I looking to see if there is an easier way to tackle a problem I’m having. I’m trying to spin up a vpn with multiple ec2 instances, and an alb. The instances are private and should only be accessed via the vpn. So What I currently do is run terraform for create the vpc, and ec2 instances. Once the vpn appliance is up, I log into the vpn. I then run another terraform on a bastion to provision the machines internally. Any ideas where I don’t have to do this in multiple steps?
Hi @rmattier
I usually do Terraform and then Ansible, but both are manually applied and it takes two steps.
Couple of ideas:
- Using cloudInit the machines will install Ansible, download and apply the playbooks.
- Using golden Images
I would also like to know what is the best approach.
Hi @rmattier,
In the ideal case, Terraform should not need direct access to the machines it’s deploying because provisioners are a last resort. Indeed, that section alludes to this very problem as one of the justifications for seeking other approaches where possible:
Secondly, successful use of provisioners requires coordinating many more details than Terraform usage usually requires: direct network access to your servers, issuing Terraform credentials to log in, making sure that all of the necessary external software is installed, etc.

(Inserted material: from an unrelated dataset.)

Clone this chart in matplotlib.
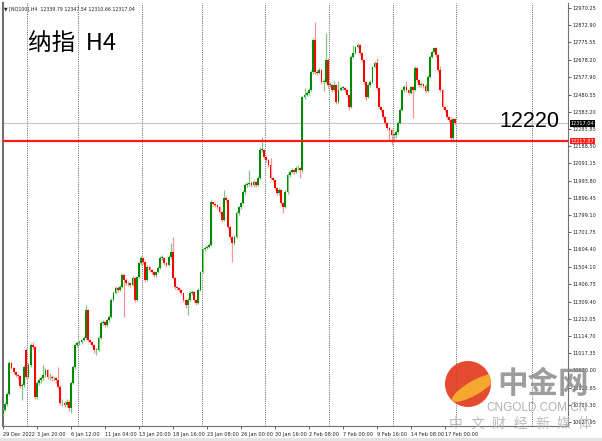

Without knowing the details of what you are setting up I can’t make specific recommendations or even be sure that there is an option other than provisioners, but hopefully the ideas in that section are helpful in giving you some other approaches that might allow the machines to self-bootstrap rather than requiring direct provisioning via Terraform.
If you aren’t sure how to make use of that advice in your specific situation then I’m happy to try to answer some more specific questions. 
Thanks for the quick response. This was my thought. I am creating 7 ec2 instances, one load balancer. Three of those ec2 instances are behind the loadbalancer, and the other is a bastion host. Now, I am successful in creating the instances, and the loadbalancers, target groups, etc. So, the vpc has a fortigate(vpn) appliance that is created. So,currently what I have been doing is building the vpc, with the fortigate, and the ec2 instances. Second, I would log into the fortigate, ssh to the bastion, then run terraform to provision the other 6 instances. I would like to be able to bunch this into one run instead of two. I thought of attaching eip’s to each instance then provisioning them that way, but I never was successful in disassociating eip’s from instances.
Hi @rmattier,
When you say “provisioning” here I’m assuming you’re talking specifically about the Terraform feature of “provisioners”, rather than the general idea of preparing a virtual machine to do its work, and so my previous answer was coming from that assumption and trying to suggest using other techniques to achieve provisioning in the general sense.
To give a more specific idea to consider:
Are the EC2 instances that are “behind” the bastion built from an AMI that has cloud-init installed? (Typical generic Linux distribution images, like Amazon Linux, Debian, and CentOS do)
If so, can you run the same steps you were previously running with remote-exec and file provisioners using cloud-init’s ability to run arbitrary shell scripts on boot and to write out arbitrary files?
You can use the user_data argument on aws_instance to provide a user data string which software running in the instance can read. When cloud-init is installed it will be the one to read the user_data on system boot and then take actions based on the cloud-init configuration you placed in user_data.
A key advantage of this technique over Terraform provisioners is that EC2 itself serves as an intermediary for the user_data value: Terraform submits it to the EC2 API, and then EC2 provides the data to the software in the EC2 instance once it’s running, and so there’s never any direct interaction between Terraform and the software running in the EC2 instance. That means that Terraform needs no access to the VPC network and thus won’t need to make use of the bastion.
This approach does have some limitations though:
- There is a maximum size limit for user_data. If you need to place large files into the remote filesystem then they may be too large to pack into theuser_datafield and so you might need to have Terraform instead publish those files on some other intermediate data store (e.g. an S3 bucket) and then arrange for the startup script to download the file from there. (I don’t recall what the limit is off the top of my head but you can find it in the EC2 documentation.)
- The content of user_datais stored in cleartext as part of the EC2 instance configuration and is visible via the EC2 Console and API, so it’s not a suitable way to transmit sensitive information. For sensitive information, it may be better to use something like KMS as an intermediary.
You’ll notice that the common theme in the above is using various sorts of intermediaries in order to avoid Terraform ever needing to make an SSH connection to the EC2 instances, which can therefore allow everything to happen in a single step. This approach is also suitable for instances created indirectly via EC2 autoscaling, because in that case new instances can be launched at any time and Terraform wouldn’t be around to SSH into the new instance and configure it.